Supplied information:
◇ ◇ ◇ ◇ ◇

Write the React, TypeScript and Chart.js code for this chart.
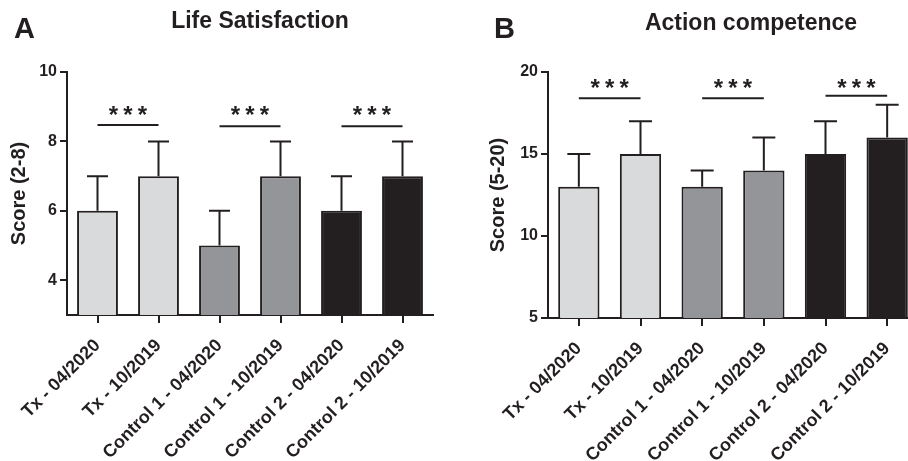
import React, { useEffect, useRef } from 'react';
import { Chart, registerables } from 'chart.js';

Chart.register(...registerables);

// ---------- data ----------
const categories = [
  'Tx - 04/2020',
  'Tx - 10/2019',
  'Control 1 - 04/2020',
  'Control 1 - 10/2019',
  'Control 2 - 04/2020',
  'Control 2 - 10/2019',
];
const lifeMeans = [6, 7, 5, 7, 6, 7];
const lifeUpper = [7, 8, 6, 8, 7, 8];
const lifeTicks = [4, 6, 8, 10];
const lifeSigY = [8.47, 8.44, 8.44];
const lifeStarY = 8.9;

const actionMeans = [13, 15, 13, 14, 15, 16];
const actionUpper = [15, 17, 14, 16, 17, 18];
const actionTicks = [5, 10, 15, 20];
const actionSigY = [18.4, 18.4, 18.55];
const actionStarY = 19.33;

const sigPairs = [
  [0, 1],
  [2, 3],
  [4, 5],
];
const sigText = '*';

// ---------- style ----------
const INK = '#231f20';
const FAMILY = "'Liberation Sans', Arial, Helvetica, sans-serif";
const barColors = ['#d9dadc', '#d9dadc', '#939598', '#939598', '#231f20', '#231f20'];

type PanelProps = {
  left: number;
  width: number;
  letter: string;
  title: string;
  yTitle: string;
  means: number[];
  upper: number[];
  min: number;
  max: number;
  ticks: number[];
  sigY: number[];
  starY: number;
  yAxisWidth: number;
  chartTop: number;
  xAxisHeight: number;
  padRight: number;
  letterX: number;
  titleX: number;
  titleBaseline: number;
  yTitleX: number;
  capWidth: number;
};

function Panel(p: PanelProps) {
  const ref = useRef<HTMLCanvasElement>(null);
  useEffect(() => {
    const overlay = {
      id: 'overlay',
      afterDatasetsDraw(chart: any) {
        const ctx = chart.ctx as CanvasRenderingContext2D;
        const y = chart.scales.y;
        const meta = chart.getDatasetMeta(0);
        ctx.save();
        ctx.strokeStyle = INK;
        ctx.lineWidth = 2;
        ctx.lineCap = 'butt';
        // error bars
        meta.data.forEach((bar: any, i: number) => {
          const cx = bar.x;
          const top = y.getPixelForValue(p.means[i]);
          const up = y.getPixelForValue(p.upper[i]);
          ctx.beginPath();
          ctx.moveTo(cx, top);
          ctx.lineTo(cx, up);
          ctx.moveTo(cx - p.capWidth / 2, up);
          ctx.lineTo(cx + p.capWidth / 2, up);
          ctx.stroke();
        });
        // significance lines and stars
        ctx.fillStyle = INK;
        ctx.font = `bold 24px ${FAMILY}`;
        ctx.textAlign = 'center';
        ctx.textBaseline = 'alphabetic';
        sigPairs.forEach(([a, b], k) => {
          const xa = meta.data[a].x;
          const xb = meta.data[b].x;
          const ly = y.getPixelForValue(p.sigY[k]);
          ctx.beginPath();
          ctx.moveTo(xa, ly);
          ctx.lineTo(xb, ly);
          ctx.stroke();
          const cx = (xa + xb) / 2;
          const sy = y.getPixelForValue(p.starY) + 13;
          [-14.5, 0, 14.5].forEach((dx) => ctx.fillText(sigText, cx + dx, sy));
        });
        ctx.restore();
      },
      afterDraw(chart: any) {
        const ctx = chart.ctx as CanvasRenderingContext2D;
        const area = chart.chartArea;
        ctx.save();
        ctx.fillStyle = INK;
        ctx.textBaseline = 'alphabetic';
        ctx.textAlign = 'left';
        ctx.font = `bold 29px ${FAMILY}`;
        ctx.fillText(p.letter, p.letterX, 38);
        ctx.textAlign = 'center';
        ctx.font = `bold 23px ${FAMILY}`;
        ctx.fillText(p.title, p.titleX, p.titleBaseline);
        ctx.translate(p.yTitleX, (area.top + area.bottom) / 2);
        ctx.rotate(-Math.PI / 2);
        ctx.textBaseline = 'middle';
        ctx.font = `bold 20px ${FAMILY}`;
        ctx.fillText(p.yTitle, 0, 0);
        ctx.restore();
      },
    };

    const chart = new Chart(ref.current as HTMLCanvasElement, {
      type: 'bar',
      data: {
        labels: categories,
        datasets: [
          {
            data: p.means,
            backgroundColor: barColors,
            borderColor: INK,
            borderWidth: 2,
            categoryPercentage: 1,
            barPercentage: 0.67,
          } as any,
        ],
      },
      options: {
        animation: false,
        responsive: false,
        maintainAspectRatio: false,
        devicePixelRatio: 1,
        layout: { padding: { left: 0, top: p.chartTop, right: p.padRight, bottom: 0 } },
        plugins: {
          legend: { display: false },
          tooltip: { enabled: false },
          title: { display: false },
        },
        scales: {
          x: {
            offset: true,
            grid: {
              offset: false,
              drawOnChartArea: false,
              drawTicks: true,
              tickLength: 8,
              color: INK,
              lineWidth: 2,
            },
            border: { display: true, color: INK, width: 2 },
            ticks: {
              color: INK,
              font: { family: FAMILY, size: 18, weight: 'bold' },
              minRotation: 45,
              maxRotation: 45,
              autoSkip: false,
              padding: 12,
            },
            afterFit: (s: any) => {
              s.height = p.xAxisHeight;
            },
          },
          y: {
            min: p.min,
            max: p.max,
            afterBuildTicks: (s: any) => {
              s.ticks = p.ticks.map((v) => ({ value: v }));
            },
            grid: {
              drawOnChartArea: false,
              drawTicks: true,
              tickLength: 7,
              color: INK,
              lineWidth: 2,
            },
            border: { display: true, color: INK, width: 2 },
            ticks: {
              color: INK,
              font: { family: FAMILY, size: 16, weight: 'bold' },
              padding: 3,
            },
            afterFit: (s: any) => {
              s.width = p.yAxisWidth;
            },
          },
        },
      } as any,
      plugins: [overlay],
    });
    return () => chart.destroy();
  }, []);
  return (
    <canvas
      ref={ref}
      width={p.width}
      height={461}
      style={{ position: 'absolute', left: p.left, top: 0, width: p.width, height: 461 }}
    />
  );
}

export default function App() {
  return (
    <div
      style={{
        position: 'fixed',
        left: 0,
        top: 0,
        width: 908,
        height: 461,
        overflow: 'hidden',
        background: '#ffffff',
      }}
    >
      <Panel
        left={0}
        width={454}
        letter="A"
        title="Life Satisfaction"
        yTitle="Score (2-8)"
        means={lifeMeans}
        upper={lifeUpper}
        min={3}
        max={10}
        ticks={lifeTicks}
        sigY={lifeSigY}
        starY={lifeStarY}
        yAxisWidth={67}
        chartTop={72}
        xAxisHeight={146}
        padRight={21}
        letterX={14}
        titleX={260}
        titleBaseline={28}
        yTitleX={19}
        capWidth={21}
      />
      <Panel
        left={454}
        width={480}
        letter="B"
        title="Action competence"
        yTitle="Score (5-20)"
        means={actionMeans}
        upper={actionUpper}
        min={5}
        max={20}
        ticks={actionTicks}
        sigY={actionSigY}
        starY={actionStarY}
        yAxisWidth={94}
        chartTop={72}
        xAxisHeight={143}
        padRight={16}
        letterX={40}
        titleX={297}
        titleBaseline={30}
        yTitleX={44}
        capWidth={23}
      />
    </div>
  );
}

◇ ◇ ◇ ◇ ◇

Give every line above again exactly, with no pictures.

Write the React, TypeScript and Chart.js code for this chart.
import React, { useEffect, useRef } from 'react';
import { Chart, registerables } from 'chart.js';

Chart.register(...registerables);

// ---------- data ----------
const categories = [
  'Tx - 04/2020',
  'Tx - 10/2019',
  'Control 1 - 04/2020',
  'Control 1 - 10/2019',
  'Control 2 - 04/2020',
  'Control 2 - 10/2019',
];
const lifeMeans = [6, 7, 5, 7, 6, 7];
const lifeUpper = [7, 8, 6, 8, 7, 8];
const lifeTicks = [4, 6, 8, 10];
const lifeSigY = [8.47, 8.44, 8.44];
const lifeStarY = 8.9;

const actionMeans = [13, 15, 13, 14, 15, 16];
const actionUpper = [15, 17, 14, 16, 17, 18];
const actionTicks = [5, 10, 15, 20];
const actionSigY = [18.4, 18.4, 18.55];
const actionStarY = 19.33;

const sigPairs = [
  [0, 1],
  [2, 3],
  [4, 5],
];
const sigText = '*';

// ---------- style ----------
const INK = '#231f20';
const FAMILY = "'Liberation Sans', Arial, Helvetica, sans-serif";
const barColors = ['#d9dadc', '#d9dadc', '#939598', '#939598', '#231f20', '#231f20'];

type PanelProps = {
  left: number;
  width: number;
  letter: string;
  title: string;
  yTitle: string;
  means: number[];
  upper: number[];
  min: number;
  max: number;
  ticks: number[];
  sigY: number[];
  starY: number;
  yAxisWidth: number;
  chartTop: number;
  xAxisHeight: number;
  padRight: number;
  letterX: number;
  titleX: number;
  titleBaseline: number;
  yTitleX: number;
  capWidth: number;
};

function Panel(p: PanelProps) {
  const ref = useRef<HTMLCanvasElement>(null);
  useEffect(() => {
    const overlay = {
      id: 'overlay',
      afterDatasetsDraw(chart: any) {
        const ctx = chart.ctx as CanvasRenderingContext2D;
        const y = chart.scales.y;
        const meta = chart.getDatasetMeta(0);
        ctx.save();
        ctx.strokeStyle = INK;
        ctx.lineWidth = 2;
        ctx.lineCap = 'butt';
        // error bars
        meta.data.forEach((bar: any, i: number) => {
          const cx = bar.x;
          const top = y.getPixelForValue(p.means[i]);
          const up = y.getPixelForValue(p.upper[i]);
          ctx.beginPath();
          ctx.moveTo(cx, top);
          ctx.lineTo(cx, up);
          ctx.moveTo(cx - p.capWidth / 2, up);
          ctx.lineTo(cx + p.capWidth / 2, up);
          ctx.stroke();
        });
        // significance lines and stars
        ctx.fillStyle = INK;
        ctx.font = `bold 24px ${FAMILY}`;
        ctx.textAlign = 'center';
        ctx.textBaseline = 'alphabetic';
        sigPairs.forEach(([a, b], k) => {
          const xa = meta.data[a].x;
          const xb = meta.data[b].x;
          const ly = y.getPixelForValue(p.sigY[k]);
          ctx.beginPath();
          ctx.moveTo(xa, ly);
          ctx.lineTo(xb, ly);
          ctx.stroke();
          const cx = (xa + xb) / 2;
          const sy = y.getPixelForValue(p.starY) + 13;
          [-14.5, 0, 14.5].forEach((dx) => ctx.fillText(sigText, cx + dx, sy));
        });
        ctx.restore();
      },
      afterDraw(chart: any) {
        const ctx = chart.ctx as CanvasRenderingContext2D;
        const area = chart.chartArea;
        ctx.save();
        ctx.fillStyle = INK;
        ctx.textBaseline = 'alphabetic';
        ctx.textAlign = 'left';
        ctx.font = `bold 29px ${FAMILY}`;
        ctx.fillText(p.letter, p.letterX, 38);
        ctx.textAlign = 'center';
        ctx.font = `bold 23px ${FAMILY}`;
        ctx.fillText(p.title, p.titleX, p.titleBaseline);
        ctx.translate(p.yTitleX, (area.top + area.bottom) / 2);
        ctx.rotate(-Math.PI / 2);
        ctx.textBaseline = 'middle';
        ctx.font = `bold 20px ${FAMILY}`;
        ctx.fillText(p.yTitle, 0, 0);
        ctx.restore();
      },
    };

    const chart = new Chart(ref.current as HTMLCanvasElement, {
      type: 'bar',
      data: {
        labels: categories,
        datasets: [
          {
            data: p.means,
            backgroundColor: barColors,
            borderColor: INK,
            borderWidth: 2,
            categoryPercentage: 1,
            barPercentage: 0.67,
          } as any,
        ],
      },
      options: {
        animation: false,
        responsive: false,
        maintainAspectRatio: false,
        devicePixelRatio: 1,
        layout: { padding: { left: 0, top: p.chartTop, right: p.padRight, bottom: 0 } },
        plugins: {
          legend: { display: false },
          tooltip: { enabled: false },
          title: { display: false },
        },
        scales: {
          x: {
            offset: true,
            grid: {
              offset: false,
              drawOnChartArea: false,
              drawTicks: true,
              tickLength: 8,
              color: INK,
              lineWidth: 2,
            },
            border: { display: true, color: INK, width: 2 },
            ticks: {
              color: INK,
              font: { family: FAMILY, size: 18, weight: 'bold' },
              minRotation: 45,
              maxRotation: 45,
              autoSkip: false,
              padding: 12,
            },
            afterFit: (s: any) => {
              s.height = p.xAxisHeight;
            },
          },
          y: {
            min: p.min,
            max: p.max,
            afterBuildTicks: (s: any) => {
              s.ticks = p.ticks.map((v) => ({ value: v }));
            },
            grid: {
              drawOnChartArea: false,
              drawTicks: true,
              tickLength: 7,
              color: INK,
              lineWidth: 2,
            },
            border: { display: true, color: INK, width: 2 },
            ticks: {
              color: INK,
              font: { family: FAMILY, size: 16, weight: 'bold' },
              padding: 3,
            },
            afterFit: (s: any) => {
              s.width = p.yAxisWidth;
            },
          },
        },
      } as any,
      plugins: [overlay],
    });
    return () => chart.destroy();
  }, []);
  return (
    <canvas
      ref={ref}
      width={p.width}
      height={461}
      style={{ position: 'absolute', left: p.left, top: 0, width: p.width, height: 461 }}
    />
  );
}

export default function App() {
  return (
    <div
      style={{
        position: 'fixed',
        left: 0,
        top: 0,
        width: 908,
        height: 461,
        overflow: 'hidden',
        background: '#ffffff',
      }}
    >
      <Panel
        left={0}
        width={454}
        letter="A"
        title="Life Satisfaction"
        yTitle="Score (2-8)"
        means={lifeMeans}
        upper={lifeUpper}
        min={3}
        max={10}
        ticks={lifeTicks}
        sigY={lifeSigY}
        starY={lifeStarY}
        yAxisWidth={67}
        chartTop={72}
        xAxisHeight={146}
        padRight={21}
        letterX={14}
        titleX={260}
        titleBaseline={28}
        yTitleX={19}
        capWidth={21}
      />
      <Panel
        left={454}
        width={480}
        letter="B"
        title="Action competence"
        yTitle="Score (5-20)"
        means={actionMeans}
        upper={actionUpper}
        min={5}
        max={20}
        ticks={actionTicks}
        sigY={actionSigY}
        starY={actionStarY}
        yAxisWidth={94}
        chartTop={72}
        xAxisHeight={143}
        padRight={16}
        letterX={40}
        titleX={297}
        titleBaseline={30}
        yTitleX={44}
        capWidth={23}
      />
    </div>
  );
}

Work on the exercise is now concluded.